• [Supplied data]:
-*-

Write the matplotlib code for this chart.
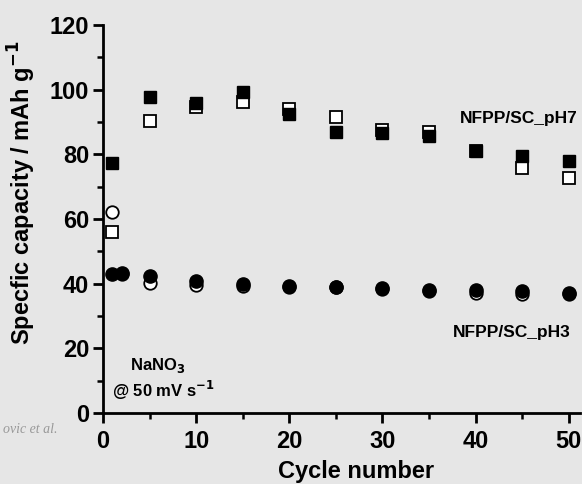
import matplotlib.pyplot as plt
from matplotlib.ticker import MultipleLocator

# cycle numbers
cycles = [1, 5, 10, 15, 20, 25, 30, 35, 40, 45, 50]
cycles_ph3 = [1, 2, 5, 10, 15, 20, 25, 30, 35, 40, 45, 50]

# NFPP/SC_pH7 (squares)
ph7_filled = [77.3, 97.8, 96.0, 99.3, 92.6, 86.8, 86.5, 85.6, 81.0, 79.4, 77.8]
ph7_open = [56.0, 90.3, 94.6, 96.3, 94.0, 91.6, 87.6, 87.0, 81.0, 75.7, 72.8]

# NFPP/SC_pH3 (circles)
ph3_filled = [43.0, 43.3, 42.4, 40.8, 39.8, 39.2, 39.1, 38.6, 38.1, 37.9, 37.6, 37.0]
ph3_open = [62.3, 43.0, 40.1, 39.5, 39.3, 39.0, 38.9, 38.4, 37.6, 37.1, 36.7, 36.8]

plt.rcParams['font.family'] = ['Liberation Sans', 'DejaVu Sans']
plt.rcParams['font.weight'] = 'bold'

fig = plt.figure(figsize=(5.82, 4.84), dpi=100)
fig.patch.set_facecolor('#e6e6e6')
ax = fig.add_axes([103 / 582, 1 - 413 / 484, 477 / 582, 388 / 484])
ax.set_facecolor('#e6e6e6')

# open markers first, filled ones drawn over them
ax.plot(cycles, ph7_open, 's', mfc='white', mec='black', mew=1.3, ms=8, ls='none')
ax.plot(cycles, ph7_filled, 's', color='black', ms=8.5, ls='none')
ax.plot(cycles_ph3, ph3_open, 'o', mfc='white', mec='black', mew=1.3, ms=9, ls='none')
ax.plot(cycles_ph3, ph3_filled, 'o', color='black', ms=9.5, ls='none')

ax.set_xlim(0, 51.2)
ax.set_ylim(0, 120)
ax.xaxis.set_major_locator(MultipleLocator(10))
ax.xaxis.set_minor_locator(MultipleLocator(5))
ax.yaxis.set_major_locator(MultipleLocator(20))
ax.yaxis.set_minor_locator(MultipleLocator(10))

for side in ['top', 'right']:
    ax.spines[side].set_visible(False)
for side in ['left', 'bottom']:
    ax.spines[side].set_linewidth(2)

ax.tick_params(axis='both', which='major', length=7, width=2, labelsize=17)
ax.tick_params(axis='y', which='major', pad=3)
ax.tick_params(axis='x', which='major', pad=5)
ax.tick_params(axis='both', which='minor', length=4, width=1.8)
for lab in ax.get_xticklabels() + ax.get_yticklabels():
    lab.set_fontweight('bold')

ax.set_xlabel('Cycle number', fontsize=17, fontweight='bold')
ax.xaxis.set_label_coords(0.53, -0.12)
ax.set_ylabel('Specfic capacity / mAh g$^{\\mathbf{-1}}$', fontsize=17, fontweight='bold')
ax.yaxis.set_label_coords(-0.136, 0.568)

ax.text(50.9, 91, 'NFPP/SC_pH7', fontsize=12.5, fontweight='bold', ha='right', va='center')
ax.text(50.2, 25, 'NFPP/SC_pH3', fontsize=12.5, fontweight='bold', ha='right', va='center')
ax.text(2.9, 14.8, 'NaNO$_\\mathbf{3}$', fontsize=12, fontweight='bold', ha='left', va='center')
ax.text(1.0, 7.0, '@ 50 mV s$^{\\mathbf{-1}}$', fontsize=12, fontweight='bold', ha='left', va='center')

fig.text(0.005, 0.105, 'ovic et al.', fontsize=10, style='italic', family='Liberation Serif',
         fontweight='normal', color='#999999')

fig.savefig('out.png', dpi=100, facecolor=fig.get_facecolor())
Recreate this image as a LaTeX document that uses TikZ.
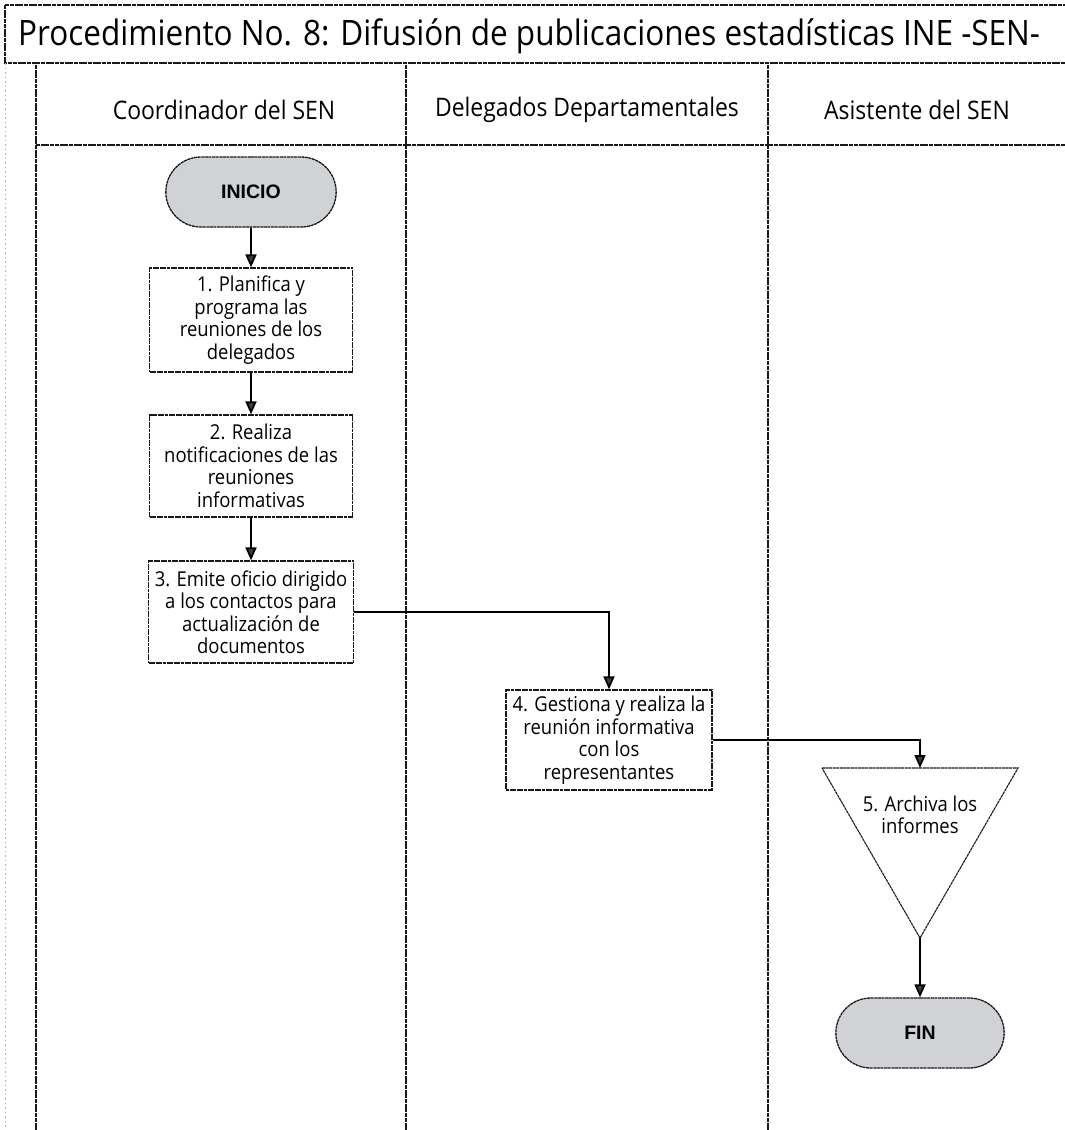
\documentclass[tikz,border=0pt]{standalone}
\usepackage{fontspec}
\setmainfont{Open Sans}[FakeStretch=0.9]
\newfontfamily\termfont{Liberation Sans}
\usetikzlibrary{arrows.meta,shapes.misc}
\definecolor{termfill}{RGB}{208,210,214}
\definecolor{ink}{RGB}{25,25,25}
\tikzset{
  lane/.style={draw=ink,line width=1.1pt,dash pattern=on 4pt off 0.7pt},
  stepbox/.style={draw=ink,line width=1.2pt,dash pattern=on 3pt off 0.6pt,fill=white,
    align=center,inner sep=2pt,font=\fontsize{20.5}{22.5}\selectfont},
  term/.style={rounded rectangle,draw=ink,line width=1.3pt,dash pattern=on 3pt off 0.6pt,
    fill=termfill,minimum width=177pt,minimum height=70pt,
    font=\termfont\bfseries\fontsize{19.5}{22}\selectfont},
  hdr/.style={font=\fontsize{25.5}{30}\selectfont},
  arr/.style={draw=black,line width=1.8pt,-{Triangle[length=13pt,width=11pt,fill=ink!85]}},
}
\begin{document}
\begin{tikzpicture}[x=1pt,y=-1pt]
\useasboundingbox (0,0) rectangle (1065,1130);
\fill[white] (0,0) rectangle (1065,1130);
% title box
\draw[lane,line width=1.3pt] (5,5) rectangle (1070,63);
\node[anchor=west,font=\fontsize{35}{42}\selectfont,inner sep=0pt] (title) at (18,36)
  {Procedimiento No. 8: Difusión de publicaciones estadísticas INE -SEN-};
\draw[gray!60,line width=0.6pt,dash pattern=on 1.5pt off 3pt] (5,63) -- (5,1130);
% lanes
\draw[lane] (36,65) -- (36,1130);
\draw[lane] (36,145) -- (1070,145);
\draw[lane] (406,65) -- (406,1130);
\draw[lane] (768,65) -- (768,1130);
\node[hdr] (h1) at (224,110) {Coordinador del SEN};
\node[hdr] (h2) at (587,110) {Delegados Departamentales};
\node[hdr] (h3) at (917,110) {Asistente del SEN};
% nodes
\node[term] (inicio) at (251,192) {INICIO};
\node[stepbox,minimum width=203pt,minimum height=104pt] (b1) at (251,320)
  {1. Planifica y\\programa las\\reuniones de los\\delegados};
\node[stepbox,minimum width=203pt,minimum height=102pt] (b2) at (251,466)
  {2. Realiza\\notificaciones de las\\reuniones\\informativas};
\node[stepbox,minimum width=205pt,minimum height=102pt] (b3) at (251,612)
  {3. Emite oficio dirigido\\a los contactos para\\actualización de\\documentos};
\node[stepbox,minimum width=206pt,minimum height=100pt] (b4) at (609,740)
  {4. Gestiona y realiza la\\reunión informativa\\con los\\representantes};
\coordinate (tl) at (822,768);
\coordinate (tr) at (1018,768);
\coordinate (tritop) at (920,768);
\coordinate (triapex) at (920,938);
\draw[draw=ink,line width=1.1pt,dash pattern=on 3pt off 0.6pt,fill=white] (tl) -- (tr) -- (triapex) -- cycle;
\node[align=center,font=\fontsize{20.5}{22.5}\selectfont] (t5) at (920,815) {5. Archiva los\\informes};
\node[term,minimum width=175pt] (fin) at (920,1033) {FIN};
% connectors
\draw[arr] (inicio) -- (b1);
\draw[arr] (b1) -- (b2);
\draw[arr] (b2) -- (b3);
\draw[arr] (b3.east) -| (b4.north);
\draw[arr] (b4.east) -| (tritop);
\draw[arr] (triapex) -- (fin.north);
\end{tikzpicture}
\end{document}
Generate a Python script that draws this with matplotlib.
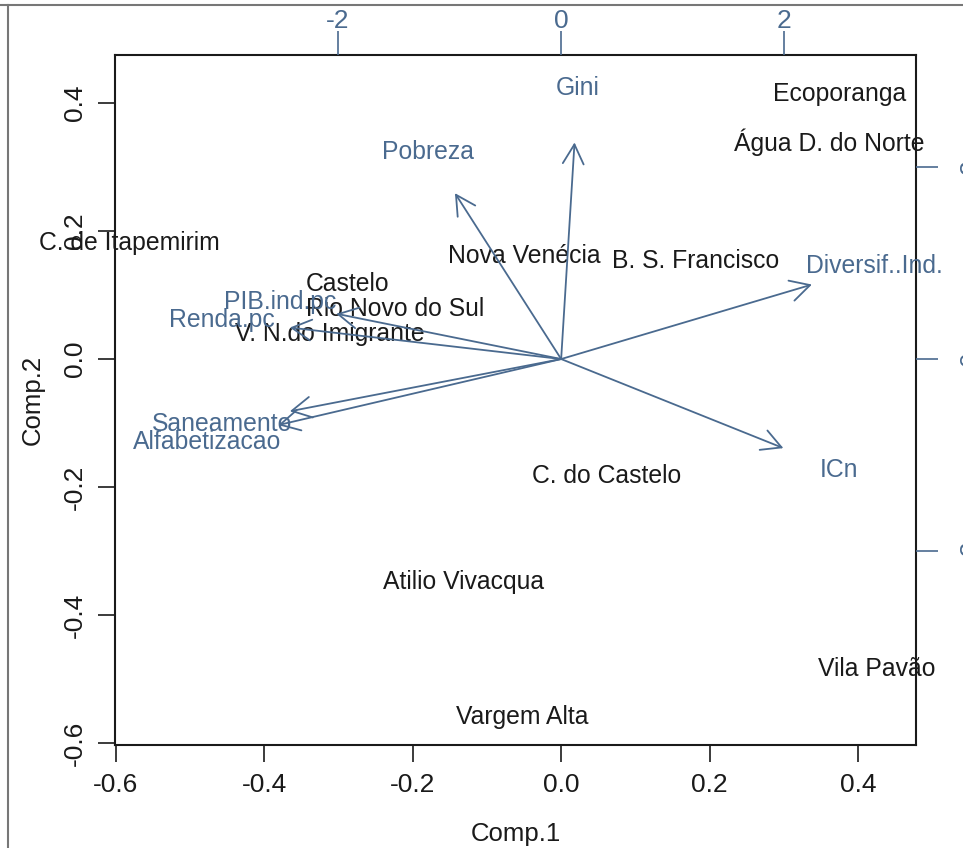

-*-

• [Written problem]:
Using the material above, retype each entry exactly and omit the pictures.

• [Solution for this task]:
Write the matplotlib code for this chart.
import matplotlib.pyplot as plt
from matplotlib.ticker import MultipleLocator

# cycle numbers
cycles = [1, 5, 10, 15, 20, 25, 30, 35, 40, 45, 50]
cycles_ph3 = [1, 2, 5, 10, 15, 20, 25, 30, 35, 40, 45, 50]

# NFPP/SC_pH7 (squares)
ph7_filled = [77.3, 97.8, 96.0, 99.3, 92.6, 86.8, 86.5, 85.6, 81.0, 79.4, 77.8]
ph7_open = [56.0, 90.3, 94.6, 96.3, 94.0, 91.6, 87.6, 87.0, 81.0, 75.7, 72.8]

# NFPP/SC_pH3 (circles)
ph3_filled = [43.0, 43.3, 42.4, 40.8, 39.8, 39.2, 39.1, 38.6, 38.1, 37.9, 37.6, 37.0]
ph3_open = [62.3, 43.0, 40.1, 39.5, 39.3, 39.0, 38.9, 38.4, 37.6, 37.1, 36.7, 36.8]

plt.rcParams['font.family'] = ['Liberation Sans', 'DejaVu Sans']
plt.rcParams['font.weight'] = 'bold'

fig = plt.figure(figsize=(5.82, 4.84), dpi=100)
fig.patch.set_facecolor('#e6e6e6')
ax = fig.add_axes([103 / 582, 1 - 413 / 484, 477 / 582, 388 / 484])
ax.set_facecolor('#e6e6e6')

# open markers first, filled ones drawn over them
ax.plot(cycles, ph7_open, 's', mfc='white', mec='black', mew=1.3, ms=8, ls='none')
ax.plot(cycles, ph7_filled, 's', color='black', ms=8.5, ls='none')
ax.plot(cycles_ph3, ph3_open, 'o', mfc='white', mec='black', mew=1.3, ms=9, ls='none')
ax.plot(cycles_ph3, ph3_filled, 'o', color='black', ms=9.5, ls='none')

ax.set_xlim(0, 51.2)
ax.set_ylim(0, 120)
ax.xaxis.set_major_locator(MultipleLocator(10))
ax.xaxis.set_minor_locator(MultipleLocator(5))
ax.yaxis.set_major_locator(MultipleLocator(20))
ax.yaxis.set_minor_locator(MultipleLocator(10))

for side in ['top', 'right']:
    ax.spines[side].set_visible(False)
for side in ['left', 'bottom']:
    ax.spines[side].set_linewidth(2)

ax.tick_params(axis='both', which='major', length=7, width=2, labelsize=17)
ax.tick_params(axis='y', which='major', pad=3)
ax.tick_params(axis='x', which='major', pad=5)
ax.tick_params(axis='both', which='minor', length=4, width=1.8)
for lab in ax.get_xticklabels() + ax.get_yticklabels():
    lab.set_fontweight('bold')

ax.set_xlabel('Cycle number', fontsize=17, fontweight='bold')
ax.xaxis.set_label_coords(0.53, -0.12)
ax.set_ylabel('Specfic capacity / mAh g$^{\\mathbf{-1}}$', fontsize=17, fontweight='bold')
ax.yaxis.set_label_coords(-0.136, 0.568)

ax.text(50.9, 91, 'NFPP/SC_pH7', fontsize=12.5, fontweight='bold', ha='right', va='center')
ax.text(50.2, 25, 'NFPP/SC_pH3', fontsize=12.5, fontweight='bold', ha='right', va='center')
ax.text(2.9, 14.8, 'NaNO$_\\mathbf{3}$', fontsize=12, fontweight='bold', ha='left', va='center')
ax.text(1.0, 7.0, '@ 50 mV s$^{\\mathbf{-1}}$', fontsize=12, fontweight='bold', ha='left', va='center')

fig.text(0.005, 0.105, 'ovic et al.', fontsize=10, style='italic', family='Liberation Serif',
         fontweight='normal', color='#999999')

fig.savefig('out.png', dpi=100, facecolor=fig.get_facecolor())
Recreate this image as a LaTeX document that uses TikZ.
\documentclass[tikz,border=0pt]{standalone}
\usepackage{fontspec}
\setmainfont{Open Sans}[FakeStretch=0.9]
\newfontfamily\termfont{Liberation Sans}
\usetikzlibrary{arrows.meta,shapes.misc}
\definecolor{termfill}{RGB}{208,210,214}
\definecolor{ink}{RGB}{25,25,25}
\tikzset{
  lane/.style={draw=ink,line width=1.1pt,dash pattern=on 4pt off 0.7pt},
  stepbox/.style={draw=ink,line width=1.2pt,dash pattern=on 3pt off 0.6pt,fill=white,
    align=center,inner sep=2pt,font=\fontsize{20.5}{22.5}\selectfont},
  term/.style={rounded rectangle,draw=ink,line width=1.3pt,dash pattern=on 3pt off 0.6pt,
    fill=termfill,minimum width=177pt,minimum height=70pt,
    font=\termfont\bfseries\fontsize{19.5}{22}\selectfont},
  hdr/.style={font=\fontsize{25.5}{30}\selectfont},
  arr/.style={draw=black,line width=1.8pt,-{Triangle[length=13pt,width=11pt,fill=ink!85]}},
}
\begin{document}
\begin{tikzpicture}[x=1pt,y=-1pt]
\useasboundingbox (0,0) rectangle (1065,1130);
\fill[white] (0,0) rectangle (1065,1130);
% title box
\draw[lane,line width=1.3pt] (5,5) rectangle (1070,63);
\node[anchor=west,font=\fontsize{35}{42}\selectfont,inner sep=0pt] (title) at (18,36)
  {Procedimiento No. 8: Difusión de publicaciones estadísticas INE -SEN-};
\draw[gray!60,line width=0.6pt,dash pattern=on 1.5pt off 3pt] (5,63) -- (5,1130);
% lanes
\draw[lane] (36,65) -- (36,1130);
\draw[lane] (36,145) -- (1070,145);
\draw[lane] (406,65) -- (406,1130);
\draw[lane] (768,65) -- (768,1130);
\node[hdr] (h1) at (224,110) {Coordinador del SEN};
\node[hdr] (h2) at (587,110) {Delegados Departamentales};
\node[hdr] (h3) at (917,110) {Asistente del SEN};
% nodes
\node[term] (inicio) at (251,192) {INICIO};
\node[stepbox,minimum width=203pt,minimum height=104pt] (b1) at (251,320)
  {1. Planifica y\\programa las\\reuniones de los\\delegados};
\node[stepbox,minimum width=203pt,minimum height=102pt] (b2) at (251,466)
  {2. Realiza\\notificaciones de las\\reuniones\\informativas};
\node[stepbox,minimum width=205pt,minimum height=102pt] (b3) at (251,612)
  {3. Emite oficio dirigido\\a los contactos para\\actualización de\\documentos};
\node[stepbox,minimum width=206pt,minimum height=100pt] (b4) at (609,740)
  {4. Gestiona y realiza la\\reunión informativa\\con los\\representantes};
\coordinate (tl) at (822,768);
\coordinate (tr) at (1018,768);
\coordinate (tritop) at (920,768);
\coordinate (triapex) at (920,938);
\draw[draw=ink,line width=1.1pt,dash pattern=on 3pt off 0.6pt,fill=white] (tl) -- (tr) -- (triapex) -- cycle;
\node[align=center,font=\fontsize{20.5}{22.5}\selectfont] (t5) at (920,815) {5. Archiva los\\informes};
\node[term,minimum width=175pt] (fin) at (920,1033) {FIN};
% connectors
\draw[arr] (inicio) -- (b1);
\draw[arr] (b1) -- (b2);
\draw[arr] (b2) -- (b3);
\draw[arr] (b3.east) -| (b4.north);
\draw[arr] (b4.east) -| (tritop);
\draw[arr] (triapex) -- (fin.north);
\end{tikzpicture}
\end{document}
Generate a Python script that draws this with matplotlib.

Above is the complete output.